# [Task instructions]
Collect from the data below each line with "this".

--- BEGIN Working data ---

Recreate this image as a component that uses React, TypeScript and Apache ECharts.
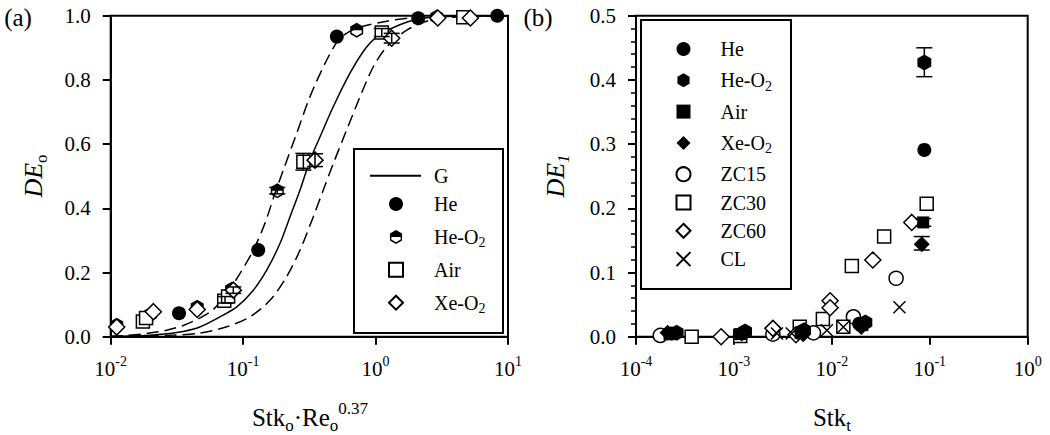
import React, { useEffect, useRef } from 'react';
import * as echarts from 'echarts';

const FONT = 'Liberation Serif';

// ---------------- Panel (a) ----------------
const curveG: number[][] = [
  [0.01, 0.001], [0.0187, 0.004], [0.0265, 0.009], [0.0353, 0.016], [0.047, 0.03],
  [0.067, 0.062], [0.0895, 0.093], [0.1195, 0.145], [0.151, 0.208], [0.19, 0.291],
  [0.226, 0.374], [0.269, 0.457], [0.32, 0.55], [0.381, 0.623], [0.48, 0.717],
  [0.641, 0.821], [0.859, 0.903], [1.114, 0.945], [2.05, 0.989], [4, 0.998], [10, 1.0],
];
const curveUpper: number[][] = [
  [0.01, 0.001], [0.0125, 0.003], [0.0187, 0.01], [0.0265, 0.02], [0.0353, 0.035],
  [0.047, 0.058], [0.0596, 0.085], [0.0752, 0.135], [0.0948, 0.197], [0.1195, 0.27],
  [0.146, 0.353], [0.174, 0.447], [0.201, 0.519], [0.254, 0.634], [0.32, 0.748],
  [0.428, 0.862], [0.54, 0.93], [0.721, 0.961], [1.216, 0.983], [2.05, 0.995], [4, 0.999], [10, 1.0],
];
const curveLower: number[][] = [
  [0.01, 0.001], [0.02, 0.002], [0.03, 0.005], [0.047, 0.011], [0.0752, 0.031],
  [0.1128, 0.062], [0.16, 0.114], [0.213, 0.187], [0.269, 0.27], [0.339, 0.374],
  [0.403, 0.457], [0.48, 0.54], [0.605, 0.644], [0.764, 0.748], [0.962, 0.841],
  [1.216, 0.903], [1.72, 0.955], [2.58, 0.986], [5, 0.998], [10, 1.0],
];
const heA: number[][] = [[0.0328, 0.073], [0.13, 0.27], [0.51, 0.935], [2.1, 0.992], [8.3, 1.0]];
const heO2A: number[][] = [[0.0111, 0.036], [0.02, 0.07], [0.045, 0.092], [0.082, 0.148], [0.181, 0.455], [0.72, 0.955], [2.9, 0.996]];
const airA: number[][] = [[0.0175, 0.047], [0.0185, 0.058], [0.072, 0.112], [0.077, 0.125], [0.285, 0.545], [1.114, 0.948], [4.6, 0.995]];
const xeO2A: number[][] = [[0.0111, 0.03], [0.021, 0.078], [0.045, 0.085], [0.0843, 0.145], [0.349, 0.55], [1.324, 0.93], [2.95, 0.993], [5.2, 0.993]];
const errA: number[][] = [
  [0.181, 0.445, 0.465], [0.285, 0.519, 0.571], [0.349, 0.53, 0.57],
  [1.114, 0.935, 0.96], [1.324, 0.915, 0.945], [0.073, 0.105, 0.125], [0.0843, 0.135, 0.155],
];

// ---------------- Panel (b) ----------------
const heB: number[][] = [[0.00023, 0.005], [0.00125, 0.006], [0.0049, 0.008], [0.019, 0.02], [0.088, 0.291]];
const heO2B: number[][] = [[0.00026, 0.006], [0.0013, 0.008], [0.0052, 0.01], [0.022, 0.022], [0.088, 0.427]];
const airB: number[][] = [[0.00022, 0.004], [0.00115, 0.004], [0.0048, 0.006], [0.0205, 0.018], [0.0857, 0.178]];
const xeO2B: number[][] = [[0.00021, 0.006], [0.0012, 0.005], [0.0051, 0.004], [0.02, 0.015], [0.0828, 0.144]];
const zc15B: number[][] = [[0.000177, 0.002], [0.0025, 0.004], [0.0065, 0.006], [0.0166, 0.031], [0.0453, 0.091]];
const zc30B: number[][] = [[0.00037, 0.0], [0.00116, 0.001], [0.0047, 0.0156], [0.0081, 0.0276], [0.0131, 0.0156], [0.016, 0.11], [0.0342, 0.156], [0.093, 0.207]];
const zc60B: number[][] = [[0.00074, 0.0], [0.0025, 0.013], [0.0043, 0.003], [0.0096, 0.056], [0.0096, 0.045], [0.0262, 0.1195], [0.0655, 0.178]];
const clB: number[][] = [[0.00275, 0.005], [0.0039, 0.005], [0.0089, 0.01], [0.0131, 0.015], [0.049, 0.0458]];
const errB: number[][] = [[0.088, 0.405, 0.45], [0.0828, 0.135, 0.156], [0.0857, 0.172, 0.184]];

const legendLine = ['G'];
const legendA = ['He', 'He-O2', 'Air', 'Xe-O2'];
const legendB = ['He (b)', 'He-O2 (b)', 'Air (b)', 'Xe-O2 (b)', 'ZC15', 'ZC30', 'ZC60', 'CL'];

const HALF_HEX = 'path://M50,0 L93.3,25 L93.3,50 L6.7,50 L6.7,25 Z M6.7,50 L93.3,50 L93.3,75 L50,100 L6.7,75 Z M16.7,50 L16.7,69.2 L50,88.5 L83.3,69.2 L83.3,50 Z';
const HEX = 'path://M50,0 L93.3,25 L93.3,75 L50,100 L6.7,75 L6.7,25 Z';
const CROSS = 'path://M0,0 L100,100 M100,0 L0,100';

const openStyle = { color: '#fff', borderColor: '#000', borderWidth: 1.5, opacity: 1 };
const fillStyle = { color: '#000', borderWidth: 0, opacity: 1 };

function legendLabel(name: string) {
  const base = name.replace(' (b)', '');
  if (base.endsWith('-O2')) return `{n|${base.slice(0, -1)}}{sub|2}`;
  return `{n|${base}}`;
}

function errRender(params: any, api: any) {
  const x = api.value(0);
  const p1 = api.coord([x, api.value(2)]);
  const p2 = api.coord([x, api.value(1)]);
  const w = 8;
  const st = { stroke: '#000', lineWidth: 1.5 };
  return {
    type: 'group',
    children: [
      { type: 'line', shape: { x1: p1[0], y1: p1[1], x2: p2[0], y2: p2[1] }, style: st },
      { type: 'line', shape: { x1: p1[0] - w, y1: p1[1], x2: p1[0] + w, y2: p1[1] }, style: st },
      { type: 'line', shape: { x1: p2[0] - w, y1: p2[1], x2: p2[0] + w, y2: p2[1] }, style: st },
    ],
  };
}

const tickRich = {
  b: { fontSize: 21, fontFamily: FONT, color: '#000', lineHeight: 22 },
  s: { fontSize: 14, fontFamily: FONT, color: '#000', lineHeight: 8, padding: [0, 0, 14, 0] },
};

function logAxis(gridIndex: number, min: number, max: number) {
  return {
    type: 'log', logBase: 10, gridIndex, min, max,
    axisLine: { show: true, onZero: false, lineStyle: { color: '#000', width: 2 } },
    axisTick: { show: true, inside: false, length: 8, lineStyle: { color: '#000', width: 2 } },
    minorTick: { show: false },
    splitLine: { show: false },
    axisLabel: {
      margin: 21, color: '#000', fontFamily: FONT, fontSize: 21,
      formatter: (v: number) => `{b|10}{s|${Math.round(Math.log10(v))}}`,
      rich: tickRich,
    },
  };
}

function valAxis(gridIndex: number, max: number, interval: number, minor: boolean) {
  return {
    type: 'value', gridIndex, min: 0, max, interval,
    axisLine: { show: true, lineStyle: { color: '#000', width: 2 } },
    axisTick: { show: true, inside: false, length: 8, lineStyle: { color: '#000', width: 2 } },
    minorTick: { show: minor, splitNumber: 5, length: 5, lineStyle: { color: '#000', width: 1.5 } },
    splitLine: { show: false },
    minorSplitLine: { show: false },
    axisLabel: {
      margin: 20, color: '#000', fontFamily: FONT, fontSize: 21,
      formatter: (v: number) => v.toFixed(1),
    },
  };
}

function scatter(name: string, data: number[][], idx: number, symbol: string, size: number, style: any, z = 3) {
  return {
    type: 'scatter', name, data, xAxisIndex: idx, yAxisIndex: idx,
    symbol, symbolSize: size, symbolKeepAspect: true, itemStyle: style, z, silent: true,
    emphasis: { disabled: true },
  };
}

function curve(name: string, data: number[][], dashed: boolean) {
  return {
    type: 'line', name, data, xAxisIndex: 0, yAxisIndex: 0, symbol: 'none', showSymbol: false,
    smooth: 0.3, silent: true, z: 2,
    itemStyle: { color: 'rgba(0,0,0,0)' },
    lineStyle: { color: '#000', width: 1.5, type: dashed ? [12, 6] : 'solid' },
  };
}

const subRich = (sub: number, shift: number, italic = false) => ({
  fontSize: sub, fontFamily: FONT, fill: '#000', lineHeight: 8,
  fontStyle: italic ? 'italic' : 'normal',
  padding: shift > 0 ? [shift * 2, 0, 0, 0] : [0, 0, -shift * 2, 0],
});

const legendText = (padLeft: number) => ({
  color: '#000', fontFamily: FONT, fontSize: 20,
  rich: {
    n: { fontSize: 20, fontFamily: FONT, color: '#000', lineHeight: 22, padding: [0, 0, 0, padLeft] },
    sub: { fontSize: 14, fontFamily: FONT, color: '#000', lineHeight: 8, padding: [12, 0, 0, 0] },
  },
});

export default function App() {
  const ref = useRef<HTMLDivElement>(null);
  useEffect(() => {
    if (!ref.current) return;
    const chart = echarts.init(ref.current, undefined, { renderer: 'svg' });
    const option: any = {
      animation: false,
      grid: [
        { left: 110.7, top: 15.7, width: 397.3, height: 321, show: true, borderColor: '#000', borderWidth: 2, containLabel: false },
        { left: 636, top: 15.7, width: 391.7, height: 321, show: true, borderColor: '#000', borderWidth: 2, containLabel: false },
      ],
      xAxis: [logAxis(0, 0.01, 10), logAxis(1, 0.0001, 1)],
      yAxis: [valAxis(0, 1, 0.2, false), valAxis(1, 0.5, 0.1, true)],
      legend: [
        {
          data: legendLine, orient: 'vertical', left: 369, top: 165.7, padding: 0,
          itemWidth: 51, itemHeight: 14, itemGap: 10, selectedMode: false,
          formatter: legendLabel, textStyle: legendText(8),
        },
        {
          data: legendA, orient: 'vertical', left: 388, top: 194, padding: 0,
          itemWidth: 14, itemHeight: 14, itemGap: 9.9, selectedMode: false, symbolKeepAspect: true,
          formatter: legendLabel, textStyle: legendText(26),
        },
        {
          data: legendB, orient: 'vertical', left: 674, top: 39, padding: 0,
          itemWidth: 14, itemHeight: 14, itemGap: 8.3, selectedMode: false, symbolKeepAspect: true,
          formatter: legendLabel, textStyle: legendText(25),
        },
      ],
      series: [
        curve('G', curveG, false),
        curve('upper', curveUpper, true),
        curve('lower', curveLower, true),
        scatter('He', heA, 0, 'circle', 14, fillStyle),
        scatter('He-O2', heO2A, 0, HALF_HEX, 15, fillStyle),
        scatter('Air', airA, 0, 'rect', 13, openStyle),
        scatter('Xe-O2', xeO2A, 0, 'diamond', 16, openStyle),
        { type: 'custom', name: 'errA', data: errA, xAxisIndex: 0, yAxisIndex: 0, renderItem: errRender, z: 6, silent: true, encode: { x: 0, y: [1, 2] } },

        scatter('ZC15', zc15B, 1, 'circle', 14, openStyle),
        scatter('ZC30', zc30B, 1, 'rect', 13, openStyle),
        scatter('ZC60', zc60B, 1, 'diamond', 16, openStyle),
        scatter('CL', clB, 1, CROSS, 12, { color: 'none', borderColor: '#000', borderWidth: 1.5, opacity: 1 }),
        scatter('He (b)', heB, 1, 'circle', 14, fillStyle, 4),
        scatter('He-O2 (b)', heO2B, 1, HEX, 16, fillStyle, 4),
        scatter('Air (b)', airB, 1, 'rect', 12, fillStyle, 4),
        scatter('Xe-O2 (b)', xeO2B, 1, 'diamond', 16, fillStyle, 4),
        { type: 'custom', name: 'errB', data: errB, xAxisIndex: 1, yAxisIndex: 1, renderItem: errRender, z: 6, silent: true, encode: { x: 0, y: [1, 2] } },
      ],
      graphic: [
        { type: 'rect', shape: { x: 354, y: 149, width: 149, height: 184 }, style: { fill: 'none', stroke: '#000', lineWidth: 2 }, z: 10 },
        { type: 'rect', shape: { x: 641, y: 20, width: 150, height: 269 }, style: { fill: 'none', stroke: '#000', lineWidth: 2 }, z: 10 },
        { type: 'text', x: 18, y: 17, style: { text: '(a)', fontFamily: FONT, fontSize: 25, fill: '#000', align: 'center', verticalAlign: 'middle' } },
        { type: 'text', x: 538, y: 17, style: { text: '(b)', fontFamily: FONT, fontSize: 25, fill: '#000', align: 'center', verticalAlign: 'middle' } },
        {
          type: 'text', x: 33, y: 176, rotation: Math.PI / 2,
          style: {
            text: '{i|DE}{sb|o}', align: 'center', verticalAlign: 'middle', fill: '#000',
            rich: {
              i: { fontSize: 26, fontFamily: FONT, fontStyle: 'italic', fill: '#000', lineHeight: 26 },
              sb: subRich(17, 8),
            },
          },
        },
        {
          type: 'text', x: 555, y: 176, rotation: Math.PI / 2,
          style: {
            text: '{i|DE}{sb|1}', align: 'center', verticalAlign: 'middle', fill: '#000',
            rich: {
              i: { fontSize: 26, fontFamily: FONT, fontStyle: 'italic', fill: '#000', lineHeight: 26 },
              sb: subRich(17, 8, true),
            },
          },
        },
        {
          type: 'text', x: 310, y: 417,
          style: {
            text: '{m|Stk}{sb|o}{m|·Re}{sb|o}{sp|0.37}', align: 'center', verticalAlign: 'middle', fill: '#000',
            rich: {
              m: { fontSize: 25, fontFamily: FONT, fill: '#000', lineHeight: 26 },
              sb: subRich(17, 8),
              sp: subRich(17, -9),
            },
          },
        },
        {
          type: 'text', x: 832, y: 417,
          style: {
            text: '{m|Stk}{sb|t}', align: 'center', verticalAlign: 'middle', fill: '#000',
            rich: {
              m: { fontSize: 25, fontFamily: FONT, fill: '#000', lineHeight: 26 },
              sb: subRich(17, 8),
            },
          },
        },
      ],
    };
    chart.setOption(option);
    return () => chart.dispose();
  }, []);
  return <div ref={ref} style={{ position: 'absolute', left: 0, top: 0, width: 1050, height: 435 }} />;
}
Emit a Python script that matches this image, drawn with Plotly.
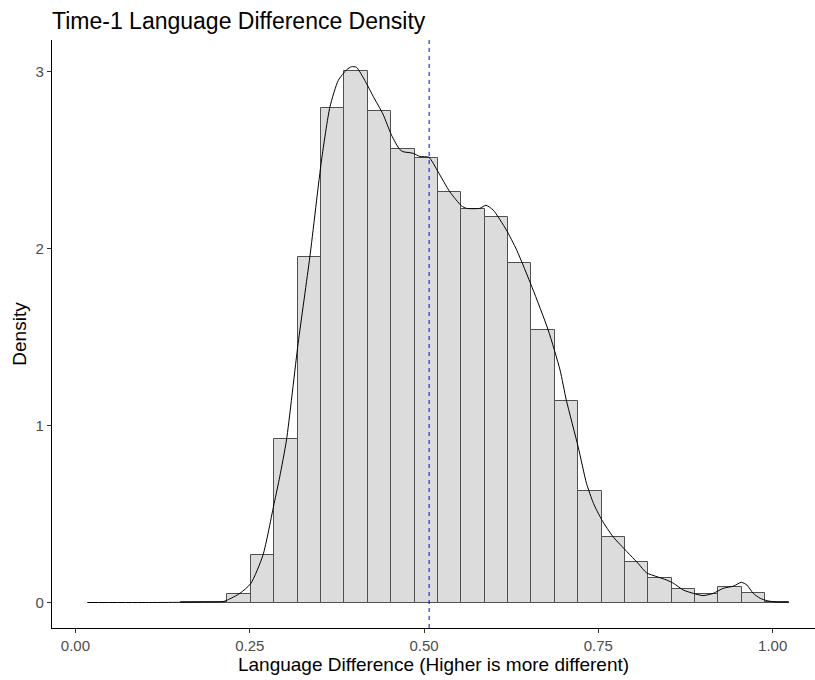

--- END Working data ---

# [Solution below]
Recreate this image as a component that uses React, TypeScript and Apache ECharts.
Emit a Python script that matches this image, drawn with Plotly.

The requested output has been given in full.